Picture: Phando Jikelo/African News Agency (ANA) – Learners at Namadzi Primary in Malawi use stones and bottle caps to count. Technology enables new approaches to how learning is delivered and assessed, and can make certain educational approaches viable and scalable, the writer says.
By Kailene Pillay
Technology has opened up new prospects in every aspect of our lives.
When Covid-19 struck, technology provided new platforms in education – dramatically changing the way learning and teaching was conducted.
The pandemic transformed ways of working, living, and relating on a global level. As a result, the education sector has had to adapt, driven by the need to digitalise education and training to remain competitive and provide high-quality education.
With that said, the past few years have shown that the traditional approach to education is unsustainable.
While online education existed before Covid-19, what the pandemic has done is to place a firm spotlight on the necessity for alternative access points to education.
This is also the view of CEO and founder of Valenture Institute, Robert Paddock, whose focus has been on the Future of Secondary Schooling where he ask the pertinent question, do we we now go hybrid or adopt an exclusive online teaching approach?
Paddock was one of many panellists who engaged at a recent virtual hosting of the 8th Annual Future of Education Summit, by CNBC AFRICA in partnership with FORBES AFRICA, under this year’s theme The Pathway to Digital Transformation.
At the Summit, panellists unpacked teaching theories and discussed a pathway for organisations to embrace the increased need to transition their operating models to the future needs of students, staff and campus infrastructure, in a post-Covid world.
Paddock was able to touch on how Valenture, a social enterprise, has turned physical limitations into digital opportunities by enabling students to choose an aspirational school regardless of their circumstances.
“Unfortunately, what it also exposed was the radical digital divide that we experience in our country, and the necessity to start investing a huge amount of the infrastructure spend into digital infrastructure,” he said.
The Future of Education forum was established to bring together thought leaders from around the world to discuss the all-important subject of tertiary education. Through an exchange of ideas, they should be able to provide solutions to the growing unemployment and the future needs of the African continent, said Rakesh Wahi, co-founder of the ABN Group and founder of the Future of Education Summit.
Business leaders, educational experts and technology specialists shared their innovative solutions to challenges facing the traditional education model in the digital age.
Keynote speaker and vice-chancellor of Lancaster University, Professor Andy Schofield outlined the needs that have to be met in a post-pandemic reality where technology could drive growth, bridge the gap and improve the future of all students.
“Students across Africa are able to access our academic excellence in teaching and research throughout the Continent, and choose from a wide range of foundation undergraduate and post- graduate programmes, earning a British qualification closer to home,” he said.
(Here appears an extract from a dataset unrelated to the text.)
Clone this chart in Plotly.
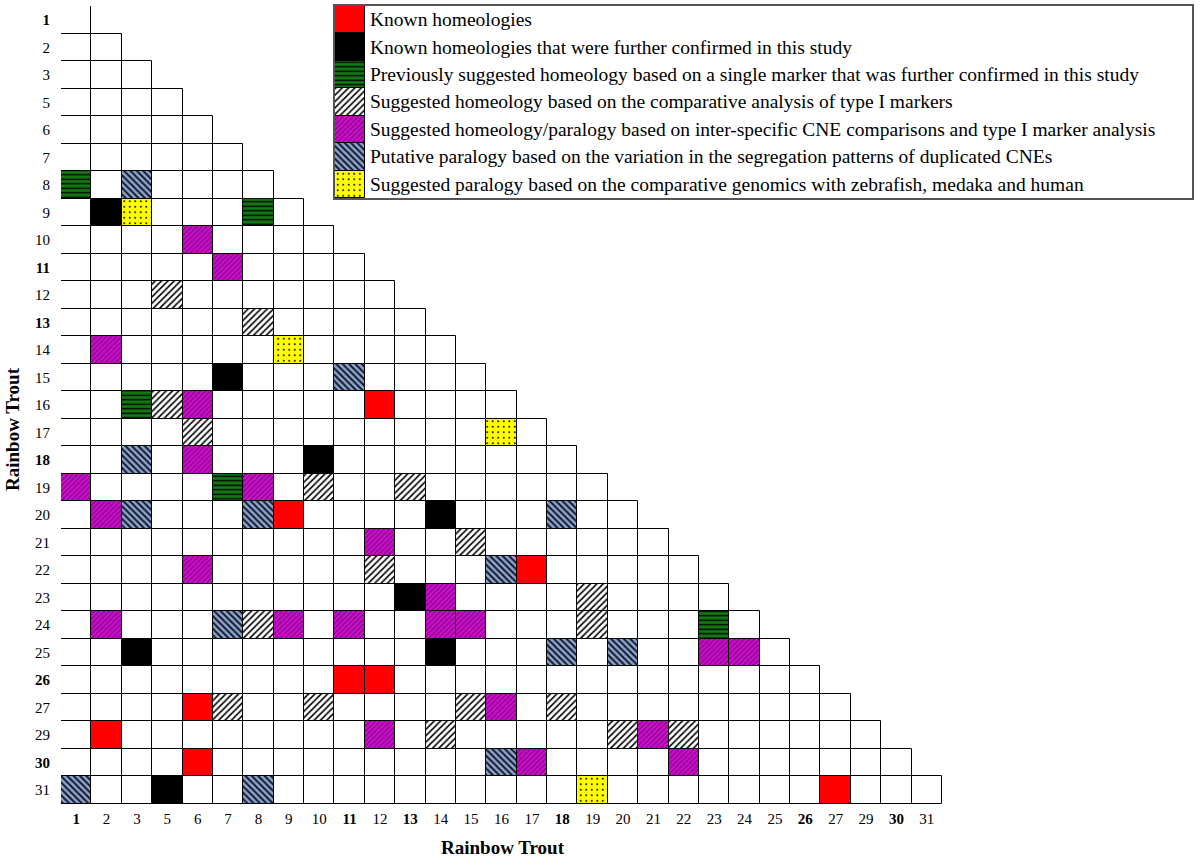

Bello Tongo, the CEO of Tongston Entrepreneurship, spoke on incorporating entrepreneurship thinking in education from primary to tertiary levels, while drawing on his extensive experience as a multi-award-winning entrepreneur, educator and industry leader.
Tongo said that entrepreneurial education should be purpose-driven and started in childhood.
“Entrepreneurship, enterprise skills and knowledge are developed in isolation of other subjects, unfortunately. It’s important that whatever entrepreneurial attitude, skills and knowledge that the child is going to get, has to happen by this period,” according to Tongo.
Experts were also of the view that universities have to come to terms with the rapid change and adoption of technologies. These advancements influenced social e-trends towards digitalisation. However, like all other revolutionary changes, digital transformation involves intense adjustment. The changes in the socio-economic-education system resulting from the globalised economy impacted higher education in terms of standard, decentralisation, virtual and independent learning.
Professor Tshilidzi Marwala, the vice-chancellor of the University of Johannesburg, deputy chair of the presidential commission on the Fourth Industrial Revolution, and recently appointed Rector of the United Nations University in Tokyo, spoke about Transformation in the Education Sector.
As an accomplished scholar with multi-disciplinary research interests, including artificial intelligence in engineering, computer science, finance, social science and medicine, Prof Marwala brought great insights into this topic.
He revealed that UJ spent almost R10 million a month to get students data access during the pandemic.
“We don’t just train people to go seek jobs, we also train people to industrialise our society,” Marwala said.
“One thing that has worked is that UJ is actually an innovative university of the fourth industrial revolution, and therefore, some of the digital tools that we are using we actually develop ourselves. We have technologies such as augmented reality and virtual reality that really makes some of the experiments much more accessible.”
As education systems respond to new societal, economic and digital needs, schools and higher education institutions are on the front line of change. There is a strong need to focus on effective delivery of policy and practice in building teacher skills, partnerships as well as digital skills and emotional well-being of students.
Increased online learning, the advance of mobile networks and need for flexibility in learning has led to the emergence of mobile learning.
Technology enables new approaches to how learning is delivered and assessed, and can make certain educational approaches viable and scalable.